Rainy season is a good time to plant, remove invasive plants, and make a swale! A swale is a ditch that you build along the contour of the land to catch and slow down the flow of water. This will prevent the water from eroding the soil and creating a deep gully. Instead, you can direct the water towards trees and other plants.
Here is Tonji presenting our first swale project!
This is our first swale project. We’re collecting the water from the areas — here, the roofs, the run off water– because that area is higher and it slopes down here to the reforestation area.
(So) This swale is about 100 meters and the water comes here, comes out here, at this point, and the water is collected in this swale which is around a hundred meters, to stop erosion inside the reforestation area there.

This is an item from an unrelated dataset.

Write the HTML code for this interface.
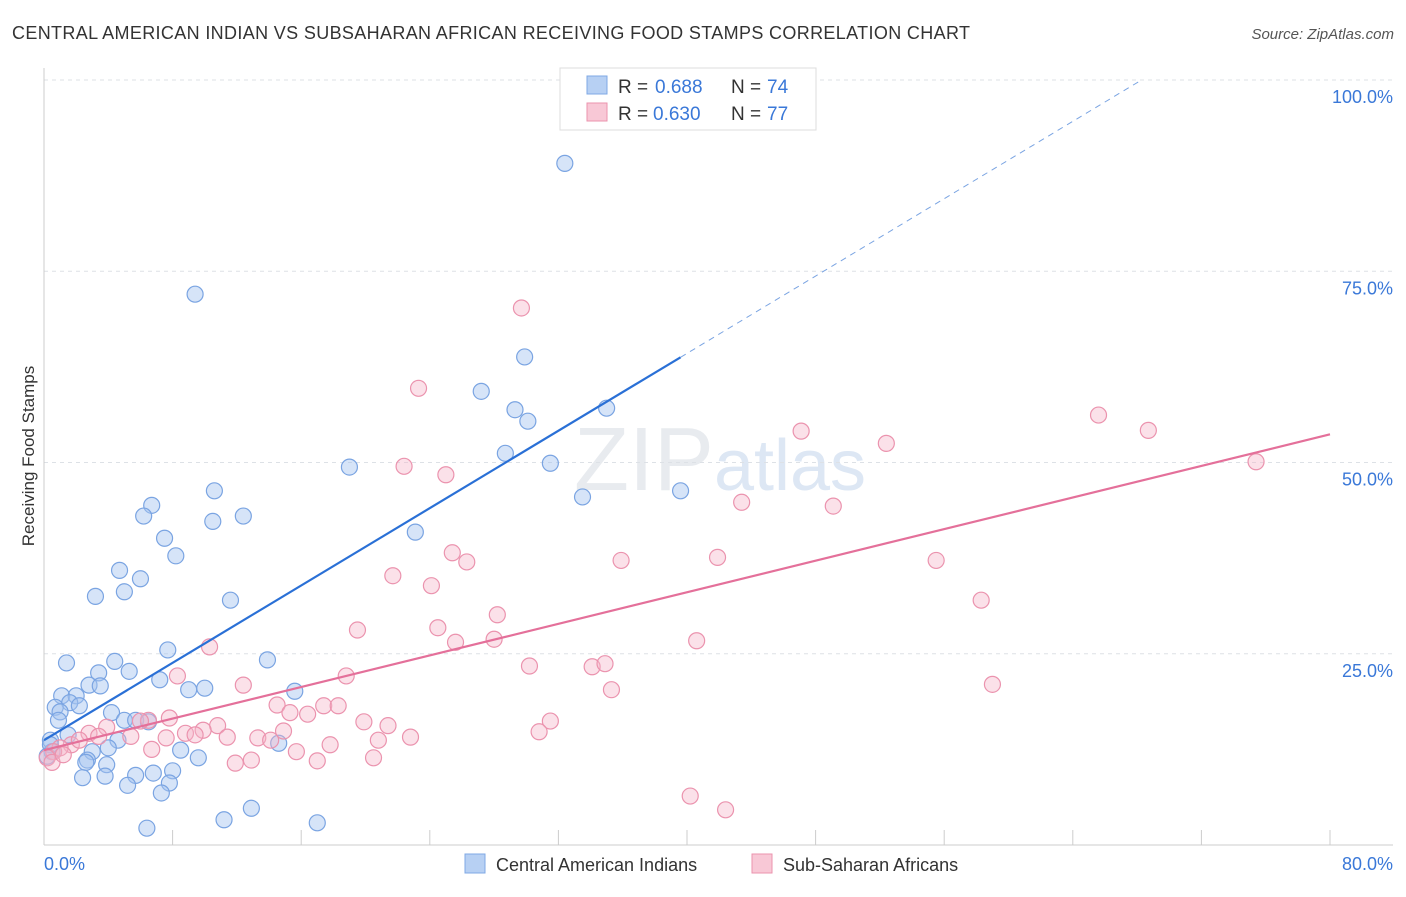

(Because) That area has a slope, so all the water gets stuck here and collected and is slowly watering the trees that we are replanting as well as the forest area slowly.
You can see this drizzle has collected that amount of water and its going down here and if you follow the swale line a hundred meters then it will hopefully water these plants every time it rains.
(So) These are Talisay and other trees. So this replanted area should be one of the best in the future because it will have a great water supply!
The Tibig we planted in 2012 has fruits! Look at how it’s grown!
We planted this tree beside the creek. Some say these trees can help recharge a natural spring. It’s usually found near water, so maybe it just grows where there is a lot of water rather than the tree causing the water levels to somehow increase. Or it could be both!
We’re collecting the seeds so we can plant more Tibig along the creek. The seeds are tiny!
This is a climbing woody vine with heart-shaped wrinkled leaves. It is a perennial and forms underground tubers and large rootstocks. I saw photos of the large roots in Phytoimages. It is a smothering vine and can cover other plants. It is also very pretty and can be used to cover fences or climb trellises. The one photographed is growing on a Madre de Cacao tree.
This tree fruits year round. Many Filipinos of a certain age have childhood memories of eating the fruit straight from the tree! We planted several of these non-native (though naturalized) trees as a year-round food source for birds and bats.
It is a small, spreading tree. According to some websites it can be grown in pots.